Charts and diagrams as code
━━━━━━━━━━━━━━━━

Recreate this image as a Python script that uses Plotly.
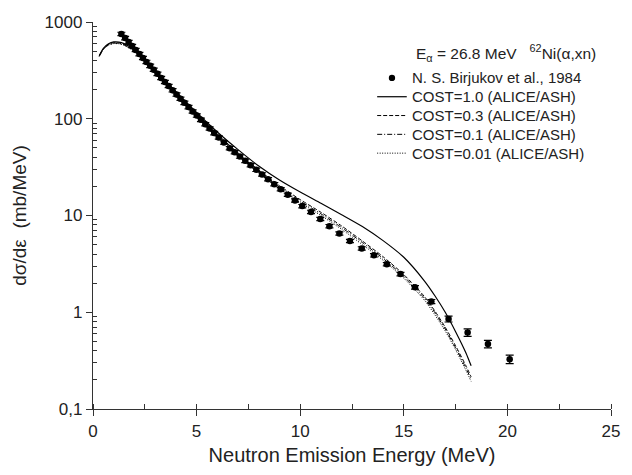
import numpy as np
import plotly.graph_objects as go

# Measured neutron emission spectrum, N. S. Birjukov et al. (1984)
exp_energy = [1.37, 1.55, 1.72, 1.89, 2.06, 2.24, 2.41, 2.58, 2.76, 2.93,
              3.11, 3.29, 3.47, 3.65, 3.84, 4.03, 4.22, 4.41, 4.61, 4.81,
              5.01, 5.21, 5.42, 5.63, 5.85, 6.07, 6.32, 6.60, 6.84, 7.09,
              7.35, 7.61, 7.88, 8.16, 8.45, 8.75, 9.06, 9.40, 9.75, 10.10,
              10.52, 10.97, 11.41, 11.89, 12.40, 12.97, 13.56, 14.18, 14.84, 15.54,
              16.33, 17.16, 18.08, 19.06, 20.11]
exp_xs = [753, 682, 621, 565, 514, 466, 425, 387, 352, 321,
          291, 264, 240, 218, 197, 178, 161, 146, 132, 119,
          108, 97.5, 87.9, 79.3, 71.1, 64.0, 56.8, 49.7, 45.1, 40.7,
          36.7, 33.1, 29.7, 26.6, 23.7, 21.1, 18.7, 16.4, 14.3, 12.5,
          10.9, 9.20, 7.76, 6.52, 5.45, 4.57, 3.88, 3.14, 2.48, 1.81,
          1.29, 0.853, 0.618, 0.470, 0.327]
# relative uncertainty (%) of each measured point
exp_err_pct = [4] * 50 + [5, 7, 9, 9, 10]

# ALICE/ASH calculations for several COST values
calc_energy = [0.3, 0.5, 0.75, 1.0, 1.25, 1.5, 2.0, 2.5, 3.0, 3.5,
               4.0, 5.0, 6.0, 7.0, 8.0, 9.0, 10.0, 11.0, 12.0, 13.0,
               14.0, 15.0, 16.0, 16.5, 17.0, 17.5, 18.0, 18.25]
cost_1_0 = [449, 535, 595, 622, 620, 597, 515, 410, 315, 245,
            190, 116, 73, 48, 32.5, 23.3, 17.5, 13.4, 10.2, 7.7,
            5.5, 3.7, 2.1, 1.48, 1.0, 0.63, 0.38, 0.28]
cost_0_3 = [445, 528, 585, 610, 607, 585, 505, 402, 308, 240,
            185, 112, 69, 44.5, 29.5, 20.3, 14.6, 10.8, 7.8, 5.45,
            3.75, 2.45, 1.45, 1.03, 0.70, 0.45, 0.28, 0.215]
cost_0_1 = [443, 525, 581, 605, 602, 580, 501, 399, 305, 237,
            183, 110, 67.5, 43.2, 28.5, 19.6, 14.1, 10.4, 7.5, 5.25,
            3.6, 2.35, 1.39, 0.99, 0.67, 0.43, 0.265, 0.203]
cost_0_01 = [440, 521, 576, 598, 595, 574, 496, 395, 302, 234,
             180, 108, 66, 42, 27.5, 18.9, 13.6, 10.0, 7.2, 5.0,
             3.45, 2.25, 1.33, 0.94, 0.64, 0.41, 0.25, 0.193]

y_tick_vals = [0.1, 1, 10, 100, 1000]
y_tick_text = ["0,1", "1", "10", "100", "1000"]

FONT = "Liberation Sans, Arial, sans-serif"
TEXT_COLOR = "#222222"
AXIS_COLOR = "#333333"

# plot area in pixels (used to place the legend block)
W, H = 632, 475
ML, MR, MT, MB = 93, 14, 22, 62
PW, PH = W - ML - MR, H - MT - MB


def px(xp):
    return (xp - ML) / PW


def py(yp):
    return (H - MB - yp) / PH


exp_err = [v * p / 100.0 for v, p in zip(exp_xs, exp_err_pct)]

fig = go.Figure()

fig.add_trace(go.Scatter(
    x=exp_energy, y=exp_xs, mode="markers",
    name="N. S. Birjukov et al., 1984",
    marker=dict(symbol="circle", size=6.5, color="black"),
    error_y=dict(type="data", array=exp_err, color="black",
                 thickness=1.2, width=4),
))

curves = [
    ("COST=1.0 (ALICE/ASH)", cost_1_0, "solid", 1.2),
    ("COST=0.3 (ALICE/ASH)", cost_0_3, "4px,2px", 1.0),
    ("COST=0.1 (ALICE/ASH)", cost_0_1, "5px,2px,1px,2px", 1.0),
    ("COST=0.01 (ALICE/ASH)", cost_0_01, "1px,1.5px", 1.0),
]
for name, vals, dash, w in curves:
    fig.add_trace(go.Scatter(
        x=calc_energy, y=vals, mode="lines", name=name,
        line=dict(color="black", width=w, dash=dash, shape="spline", smoothing=0.6),
    ))

# legend block: title line, marker entry and line entries
fig.add_annotation(
    xref="paper", yref="paper", x=px(605), y=py(53), xanchor="right", yanchor="middle",
    text="E<sub>α</sub> = 26.8 MeV   <sup>62</sup>Ni(α,xn)", showarrow=False,
    font=dict(family=FONT, size=15.5, color=TEXT_COLOR),
)
row_y = [78.5, 97.5, 116.5, 135.5, 154.5]
legend_names = ["N. S. Birjukov et al., 1984"] + [c[0] for c in curves]
for yy, name in zip(row_y, legend_names):
    fig.add_annotation(
        xref="paper", yref="paper", x=px(414), y=py(yy), xanchor="left", yanchor="middle",
        text=name, showarrow=False, font=dict(family=FONT, size=15, color=TEXT_COLOR),
    )
r = 3.2
fig.add_shape(type="circle", xref="paper", yref="paper",
              x0=px(396 - r), x1=px(396 + r), y0=py(row_y[0] + r), y1=py(row_y[0] - r),
              fillcolor="black", line=dict(color="black", width=0))
for yy, (_, _, dash, w) in zip(row_y[1:], curves):
    fig.add_shape(type="line", xref="paper", yref="paper",
                  x0=px(381), x1=px(411), y0=py(yy), y1=py(yy),
                  line=dict(color="black", width=w, dash=dash))

minor_y = [m * 10.0 ** k for k in range(-1, 3) for m in range(2, 10)]

fig.update_xaxes(
    range=[0, 25], dtick=5, tick0=0,
    showline=True, linecolor=AXIS_COLOR, linewidth=1.3,
    ticks="outside", ticklen=6, tickwidth=1.2, tickcolor=AXIS_COLOR,
    minor=dict(dtick=2.5, ticks="inside", ticklen=5, tickwidth=1.1, tickcolor=AXIS_COLOR),
    showgrid=False, zeroline=False,
    tickfont=dict(family=FONT, size=17, color=TEXT_COLOR),
    title=dict(text="Neutron Emission Energy (MeV)",
               font=dict(family=FONT, size=20, color=TEXT_COLOR), standoff=8),
)
fig.update_yaxes(
    type="log", range=[-1, 3],
    tickmode="array", tickvals=y_tick_vals, ticktext=y_tick_text,
    showline=True, linecolor=AXIS_COLOR, linewidth=1.3,
    ticks="outside", ticklen=6, tickwidth=1.2, tickcolor=AXIS_COLOR,
    minor=dict(tickmode="array", tickvals=minor_y, ticks="inside",
               ticklen=4, tickwidth=1.0, tickcolor=AXIS_COLOR),
    showgrid=False, zeroline=False,
    tickfont=dict(family=FONT, size=17, color=TEXT_COLOR),
    title=dict(text="dσ/dε  (mb/MeV)",
               font=dict(family=FONT, size=19, color=TEXT_COLOR), standoff=12),
)

fig.update_layout(
    width=W, height=H,
    margin=dict(l=ML, r=MR, t=MT, b=MB),
    plot_bgcolor="white", paper_bgcolor="white",
    showlegend=False,
)

fig.write_html("out.html")
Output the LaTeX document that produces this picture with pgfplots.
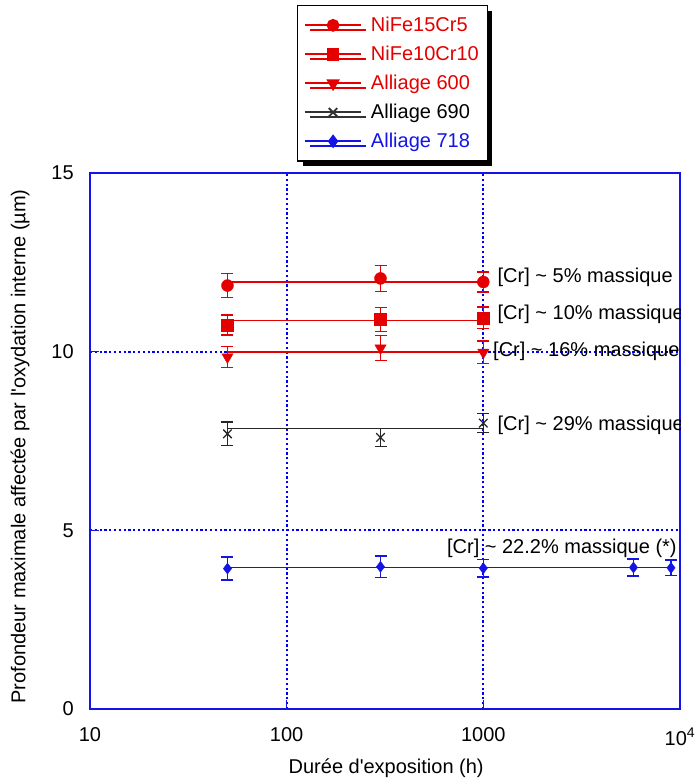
\documentclass[border=0pt]{standalone}
\usepackage{fontspec}
\setmainfont{Liberation Sans}[Ligatures=TeXOff]
\usepackage{pgfplots}
\pgfplotsset{compat=1.18}
\usetikzlibrary{shadows}
\definecolor{myred}{RGB}{228,0,0}
\definecolor{myblue}{RGB}{20,20,230}
\definecolor{gridblue}{RGB}{0,0,240}
\newcommand{\fs}{\fontsize{20pt}{24pt}\selectfont}
\begin{document}
\fs
\begin{tikzpicture}
\path[use as bounding box] (-90pt,-73pt) rectangle (604pt,709pt);
\begin{axis}[
 at={(0pt,0pt)}, anchor=south west,
 scale only axis, width=590pt, height=536pt,
 xmode=log, xmin=10, xmax=10000, ymin=0, ymax=15,
 xtick={10,100,1000,10000}, xticklabels={10,100,1000,10\textsuperscript{4}},
 ytick={0,5,10,15},
 xminorticks=false, yminorticks=false,
 tick pos=left, tick align=inside,
 major tick length=9pt,
 every tick/.style={myblue, line width=1.4pt},
 axis line style={myblue, line width=1.8pt},
 grid=major, major grid style={gridblue, line width=1.7pt, dash pattern=on 2.2pt off 2.6pt},
 /pgf/number format/assume math mode=true,
 ticklabel style={font=\fs},
 xticklabel style={yshift=-12pt},
 yticklabel style={xshift=-9.5pt},
 label style={font=\fs},
 xlabel={Durée d'exposition (h)},
 ylabel={Profondeur maximale affectée par l'oxydation interne (µm)},
 xlabel style={at={(axis description cs:0.502,-0.110)}, anchor=center},
 ylabel style={at={(axis description cs:-0.1186,0.49)}, anchor=center},
 legend style={at={(axis description cs:0.351,1.3134)}, anchor=north west,
   draw=black, line width=1.2pt, fill=white, font=\fs,
   drop shadow={shadow xshift=5pt, shadow yshift=-5pt, opacity=1, fill=black},
   row sep=7.5pt, column sep=7pt, inner xsep=6.5pt, inner ysep=9pt},
 legend cell align=left,
 legend image code/.code={\draw[mark repeat=2,mark phase=2,#1] plot coordinates {(0pt,0pt)(28pt,0pt)(56pt,0pt)};},
]
\addlegendimage{myred, line width=1.8pt, mark=*, mark size=5.5pt}
\addlegendentry{\textcolor{myred}{NiFe15Cr5}}
\addlegendimage{myred, line width=1.8pt, mark=square*, mark size=5.5pt}
\addlegendentry{\textcolor{myred}{NiFe10Cr10}}
\addlegendimage{myred, line width=1.8pt, mark=triangle*, mark size=6pt, mark options={rotate=180}}
\addlegendentry{\textcolor{myred}{Alliage 600}}
\addlegendimage{black!80, line width=1.8pt, mark=x, mark size=6pt}
\addlegendentry{\textcolor{black}{Alliage 690}}
\addlegendimage{myblue, line width=1.8pt, mark=diamond*, mark size=5.5pt}
\addlegendentry{\textcolor{myblue}{Alliage 718}}

% mean lines
\addplot[myred, line width=1.8pt, forget plot] coordinates {(50,11.96)(1000,11.96)};
\addplot[myred, line width=1.8pt, forget plot] coordinates {(50,10.87)(1000,10.87)};
\addplot[myred, line width=1.8pt, forget plot] coordinates {(50,9.98)(1000,9.98)};
\addplot[black!85, line width=1.8pt, forget plot] coordinates {(50,7.85)(1000,7.85)};
\addplot[myblue, line width=1.8pt, forget plot] coordinates {(50,3.96)(9000,3.96)};

% NiFe15Cr5
\addplot[myred, only marks, mark=*, mark size=6pt, forget plot,
  error bars/.cd, y dir=both, y explicit,
  error bar style={line width=1.3pt, myred},
  error mark options={rotate=90, mark size=6pt, line width=1.3pt, myred}]
 coordinates {(50,11.85) +- (0,0.33) (300,12.05) +- (0,0.36) (1000,11.95) +- (0,0.28)};
% NiFe10Cr10
\addplot[myred, only marks, mark=square*, mark size=6pt, forget plot,
  error bars/.cd, y dir=both, y explicit,
  error bar style={line width=1.3pt, myred},
  error mark options={rotate=90, mark size=6pt, line width=1.3pt, myred}]
 coordinates {(50,10.75) +- (0,0.28) (300,10.9) +- (0,0.33) (1000,10.95) +- (0,0.3)};
% Alliage 600
\addplot[myred, only marks, mark=triangle*, mark size=6.5pt, mark options={rotate=180}, forget plot,
  error bars/.cd, y dir=both, y explicit,
  error bar style={line width=1.3pt, myred},
  error mark options={rotate=90, mark size=6pt, line width=1.3pt, myred}]
 coordinates {(50,9.85) +- (0,0.3) (300,10.1) +- (0,0.35) (1000,9.98) +- (0,0.32)};
% Alliage 690
\addplot[black!85, only marks, mark=x, mark size=6pt, line width=1.3pt, forget plot,
  error bars/.cd, y dir=both, y explicit,
  error bar style={line width=1.3pt, black!85},
  error mark options={rotate=90, mark size=6pt, line width=1.3pt, black!85}]
 coordinates {(50,7.7) +- (0,0.33) (300,7.6) +- (0,0.25) (1000,8.0) +- (0,0.27)};
% Alliage 718
\addplot[myblue, only marks, mark=diamond*, mark size=5.5pt, forget plot,
  error bars/.cd, y dir=both, y explicit,
  error bar style={line width=1.3pt, myblue},
  error mark options={rotate=90, mark size=6pt, line width=1.3pt, myblue}]
 coordinates {(50,3.93) +- (0,0.32) (300,3.98) +- (0,0.3) (1000,3.94) +- (0,0.25) (5800,3.96) +- (0,0.24) (9000,3.95) +- (0,0.22)};

\node[anchor=west, font=\fs, inner sep=0pt] at (axis cs:1180,12.09) {[Cr] \textasciitilde\ 5\% massique};
\node[anchor=west, font=\fs, inner sep=0pt] at (axis cs:1180,11.05) {[Cr] \textasciitilde\ 10\% massique};
\node[anchor=west, font=\fs, inner sep=0pt] at (axis cs:1120,10.02) {[Cr] \textasciitilde\ 16\% massique};
\node[anchor=west, font=\fs, inner sep=0pt] at (axis cs:1180,7.95) {[Cr] \textasciitilde\ 29\% massique};
\node[anchor=west, font=\fs, inner sep=0pt] at (axis cs:653,4.5) {[Cr] \textasciitilde\ 22.2\% massique (*)};
\end{axis}
\end{tikzpicture}
\end{document}
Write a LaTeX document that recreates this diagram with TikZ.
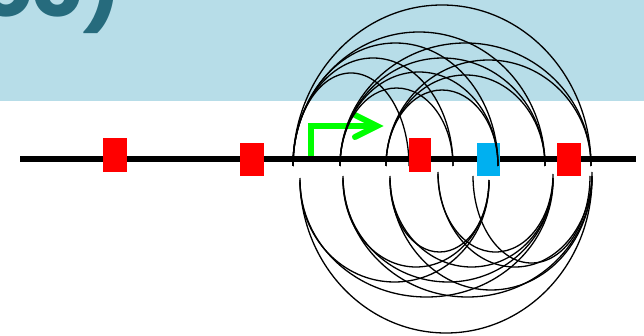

━━━━━━━━━━━━━━━━

Short problem »
Copy the records above from the first line through the line containing "import plotly.graph_objects as go", both included, and leave out any pictures.

The reply »
Recreate this image as a Python script that uses Plotly.
import numpy as np
import plotly.graph_objects as go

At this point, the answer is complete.